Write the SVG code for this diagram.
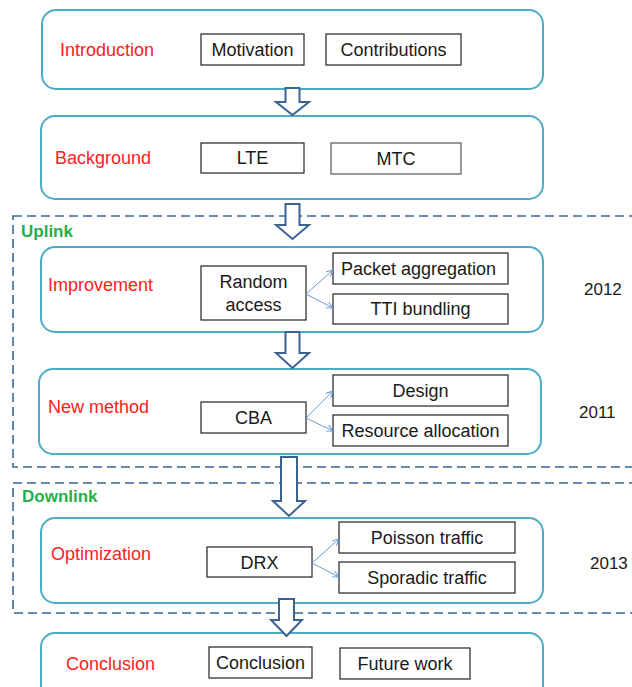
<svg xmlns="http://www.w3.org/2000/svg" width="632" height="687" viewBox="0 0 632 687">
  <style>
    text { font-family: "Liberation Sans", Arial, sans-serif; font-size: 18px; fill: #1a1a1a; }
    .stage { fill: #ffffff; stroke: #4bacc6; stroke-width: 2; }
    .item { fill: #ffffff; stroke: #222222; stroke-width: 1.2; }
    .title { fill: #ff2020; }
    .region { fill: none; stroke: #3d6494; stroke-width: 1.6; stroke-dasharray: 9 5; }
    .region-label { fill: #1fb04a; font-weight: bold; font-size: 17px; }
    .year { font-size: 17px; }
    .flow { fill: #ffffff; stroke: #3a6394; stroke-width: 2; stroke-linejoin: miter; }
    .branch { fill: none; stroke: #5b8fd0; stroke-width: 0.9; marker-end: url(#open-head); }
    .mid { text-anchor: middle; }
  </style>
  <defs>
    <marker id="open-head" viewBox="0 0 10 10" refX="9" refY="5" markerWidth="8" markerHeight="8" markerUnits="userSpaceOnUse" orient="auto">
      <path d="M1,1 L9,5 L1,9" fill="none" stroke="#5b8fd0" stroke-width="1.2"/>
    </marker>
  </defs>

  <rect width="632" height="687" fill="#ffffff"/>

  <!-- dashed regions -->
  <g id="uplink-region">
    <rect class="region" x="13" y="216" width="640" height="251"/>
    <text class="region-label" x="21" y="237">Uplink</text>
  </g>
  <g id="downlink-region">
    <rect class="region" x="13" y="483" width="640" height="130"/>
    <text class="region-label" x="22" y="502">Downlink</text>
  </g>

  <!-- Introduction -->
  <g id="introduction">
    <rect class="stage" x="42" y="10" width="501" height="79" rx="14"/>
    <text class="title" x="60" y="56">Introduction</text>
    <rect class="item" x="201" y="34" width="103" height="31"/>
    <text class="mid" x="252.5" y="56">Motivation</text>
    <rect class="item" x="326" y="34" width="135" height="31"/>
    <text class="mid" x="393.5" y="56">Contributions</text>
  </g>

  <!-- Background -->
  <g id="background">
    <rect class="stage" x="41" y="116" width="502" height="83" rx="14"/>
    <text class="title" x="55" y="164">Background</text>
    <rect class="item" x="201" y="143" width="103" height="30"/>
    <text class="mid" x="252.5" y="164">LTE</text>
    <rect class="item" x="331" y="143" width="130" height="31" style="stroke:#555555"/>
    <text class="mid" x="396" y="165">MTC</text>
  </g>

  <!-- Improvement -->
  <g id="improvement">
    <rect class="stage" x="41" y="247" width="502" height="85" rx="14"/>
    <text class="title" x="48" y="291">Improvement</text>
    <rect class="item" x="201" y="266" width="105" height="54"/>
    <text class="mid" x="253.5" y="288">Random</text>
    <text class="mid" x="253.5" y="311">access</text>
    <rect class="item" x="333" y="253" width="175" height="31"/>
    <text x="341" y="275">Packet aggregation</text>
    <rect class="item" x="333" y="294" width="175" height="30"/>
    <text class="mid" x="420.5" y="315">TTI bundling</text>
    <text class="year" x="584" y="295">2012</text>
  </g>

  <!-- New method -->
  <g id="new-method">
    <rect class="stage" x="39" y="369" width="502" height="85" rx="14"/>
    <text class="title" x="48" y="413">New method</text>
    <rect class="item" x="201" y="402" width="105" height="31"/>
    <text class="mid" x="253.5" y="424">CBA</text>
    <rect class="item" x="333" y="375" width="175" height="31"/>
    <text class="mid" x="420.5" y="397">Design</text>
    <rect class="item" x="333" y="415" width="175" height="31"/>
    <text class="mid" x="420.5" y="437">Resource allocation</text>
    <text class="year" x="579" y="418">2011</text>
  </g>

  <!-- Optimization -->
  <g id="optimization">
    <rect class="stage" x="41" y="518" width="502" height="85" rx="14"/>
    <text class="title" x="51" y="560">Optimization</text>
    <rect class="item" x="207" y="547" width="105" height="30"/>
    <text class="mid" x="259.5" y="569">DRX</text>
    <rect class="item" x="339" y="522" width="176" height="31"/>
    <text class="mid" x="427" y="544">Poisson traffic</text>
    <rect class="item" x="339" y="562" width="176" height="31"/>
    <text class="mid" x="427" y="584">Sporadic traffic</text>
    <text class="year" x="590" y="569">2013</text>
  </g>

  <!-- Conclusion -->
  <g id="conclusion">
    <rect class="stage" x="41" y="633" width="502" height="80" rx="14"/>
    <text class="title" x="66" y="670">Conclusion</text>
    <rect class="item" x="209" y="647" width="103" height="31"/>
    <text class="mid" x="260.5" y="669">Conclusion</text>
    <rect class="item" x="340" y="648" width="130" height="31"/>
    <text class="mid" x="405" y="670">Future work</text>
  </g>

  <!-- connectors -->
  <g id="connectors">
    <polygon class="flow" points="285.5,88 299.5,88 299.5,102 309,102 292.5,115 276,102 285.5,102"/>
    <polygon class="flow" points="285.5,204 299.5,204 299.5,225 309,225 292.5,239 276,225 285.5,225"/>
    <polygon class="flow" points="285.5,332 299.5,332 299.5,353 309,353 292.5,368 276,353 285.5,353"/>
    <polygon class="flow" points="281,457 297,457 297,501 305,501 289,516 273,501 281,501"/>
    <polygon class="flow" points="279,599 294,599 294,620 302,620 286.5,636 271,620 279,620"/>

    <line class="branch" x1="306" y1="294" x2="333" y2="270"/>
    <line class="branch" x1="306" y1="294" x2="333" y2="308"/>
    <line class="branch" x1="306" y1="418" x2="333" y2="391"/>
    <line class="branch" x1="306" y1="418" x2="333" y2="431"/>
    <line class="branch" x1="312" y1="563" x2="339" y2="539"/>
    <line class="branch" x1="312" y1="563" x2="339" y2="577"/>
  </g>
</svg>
━━━━━━━━━━━━━━━━━━━━━━━━━━━━━━
**EXERCISE DESCRIPTION**
Go through the listing above and write it out again exactly, dropping the pictures.

**WRITTEN REPLY**
Write the SVG code for this diagram.
<svg xmlns="http://www.w3.org/2000/svg" width="632" height="687" viewBox="0 0 632 687">
  <style>
    text { font-family: "Liberation Sans", Arial, sans-serif; font-size: 18px; fill: #1a1a1a; }
    .stage { fill: #ffffff; stroke: #4bacc6; stroke-width: 2; }
    .item { fill: #ffffff; stroke: #222222; stroke-width: 1.2; }
    .title { fill: #ff2020; }
    .region { fill: none; stroke: #3d6494; stroke-width: 1.6; stroke-dasharray: 9 5; }
    .region-label { fill: #1fb04a; font-weight: bold; font-size: 17px; }
    .year { font-size: 17px; }
    .flow { fill: #ffffff; stroke: #3a6394; stroke-width: 2; stroke-linejoin: miter; }
    .branch { fill: none; stroke: #5b8fd0; stroke-width: 0.9; marker-end: url(#open-head); }
    .mid { text-anchor: middle; }
  </style>
  <defs>
    <marker id="open-head" viewBox="0 0 10 10" refX="9" refY="5" markerWidth="8" markerHeight="8" markerUnits="userSpaceOnUse" orient="auto">
      <path d="M1,1 L9,5 L1,9" fill="none" stroke="#5b8fd0" stroke-width="1.2"/>
    </marker>
  </defs>

  <rect width="632" height="687" fill="#ffffff"/>

  <!-- dashed regions -->
  <g id="uplink-region">
    <rect class="region" x="13" y="216" width="640" height="251"/>
    <text class="region-label" x="21" y="237">Uplink</text>
  </g>
  <g id="downlink-region">
    <rect class="region" x="13" y="483" width="640" height="130"/>
    <text class="region-label" x="22" y="502">Downlink</text>
  </g>

  <!-- Introduction -->
  <g id="introduction">
    <rect class="stage" x="42" y="10" width="501" height="79" rx="14"/>
    <text class="title" x="60" y="56">Introduction</text>
    <rect class="item" x="201" y="34" width="103" height="31"/>
    <text class="mid" x="252.5" y="56">Motivation</text>
    <rect class="item" x="326" y="34" width="135" height="31"/>
    <text class="mid" x="393.5" y="56">Contributions</text>
  </g>

  <!-- Background -->
  <g id="background">
    <rect class="stage" x="41" y="116" width="502" height="83" rx="14"/>
    <text class="title" x="55" y="164">Background</text>
    <rect class="item" x="201" y="143" width="103" height="30"/>
    <text class="mid" x="252.5" y="164">LTE</text>
    <rect class="item" x="331" y="143" width="130" height="31" style="stroke:#555555"/>
    <text class="mid" x="396" y="165">MTC</text>
  </g>

  <!-- Improvement -->
  <g id="improvement">
    <rect class="stage" x="41" y="247" width="502" height="85" rx="14"/>
    <text class="title" x="48" y="291">Improvement</text>
    <rect class="item" x="201" y="266" width="105" height="54"/>
    <text class="mid" x="253.5" y="288">Random</text>
    <text class="mid" x="253.5" y="311">access</text>
    <rect class="item" x="333" y="253" width="175" height="31"/>
    <text x="341" y="275">Packet aggregation</text>
    <rect class="item" x="333" y="294" width="175" height="30"/>
    <text class="mid" x="420.5" y="315">TTI bundling</text>
    <text class="year" x="584" y="295">2012</text>
  </g>

  <!-- New method -->
  <g id="new-method">
    <rect class="stage" x="39" y="369" width="502" height="85" rx="14"/>
    <text class="title" x="48" y="413">New method</text>
    <rect class="item" x="201" y="402" width="105" height="31"/>
    <text class="mid" x="253.5" y="424">CBA</text>
    <rect class="item" x="333" y="375" width="175" height="31"/>
    <text class="mid" x="420.5" y="397">Design</text>
    <rect class="item" x="333" y="415" width="175" height="31"/>
    <text class="mid" x="420.5" y="437">Resource allocation</text>
    <text class="year" x="579" y="418">2011</text>
  </g>

  <!-- Optimization -->
  <g id="optimization">
    <rect class="stage" x="41" y="518" width="502" height="85" rx="14"/>
    <text class="title" x="51" y="560">Optimization</text>
    <rect class="item" x="207" y="547" width="105" height="30"/>
    <text class="mid" x="259.5" y="569">DRX</text>
    <rect class="item" x="339" y="522" width="176" height="31"/>
    <text class="mid" x="427" y="544">Poisson traffic</text>
    <rect class="item" x="339" y="562" width="176" height="31"/>
    <text class="mid" x="427" y="584">Sporadic traffic</text>
    <text class="year" x="590" y="569">2013</text>
  </g>

  <!-- Conclusion -->
  <g id="conclusion">
    <rect class="stage" x="41" y="633" width="502" height="80" rx="14"/>
    <text class="title" x="66" y="670">Conclusion</text>
    <rect class="item" x="209" y="647" width="103" height="31"/>
    <text class="mid" x="260.5" y="669">Conclusion</text>
    <rect class="item" x="340" y="648" width="130" height="31"/>
    <text class="mid" x="405" y="670">Future work</text>
  </g>

  <!-- connectors -->
  <g id="connectors">
    <polygon class="flow" points="285.5,88 299.5,88 299.5,102 309,102 292.5,115 276,102 285.5,102"/>
    <polygon class="flow" points="285.5,204 299.5,204 299.5,225 309,225 292.5,239 276,225 285.5,225"/>
    <polygon class="flow" points="285.5,332 299.5,332 299.5,353 309,353 292.5,368 276,353 285.5,353"/>
    <polygon class="flow" points="281,457 297,457 297,501 305,501 289,516 273,501 281,501"/>
    <polygon class="flow" points="279,599 294,599 294,620 302,620 286.5,636 271,620 279,620"/>

    <line class="branch" x1="306" y1="294" x2="333" y2="270"/>
    <line class="branch" x1="306" y1="294" x2="333" y2="308"/>
    <line class="branch" x1="306" y1="418" x2="333" y2="391"/>
    <line class="branch" x1="306" y1="418" x2="333" y2="431"/>
    <line class="branch" x1="312" y1="563" x2="339" y2="539"/>
    <line class="branch" x1="312" y1="563" x2="339" y2="577"/>
  </g>
</svg>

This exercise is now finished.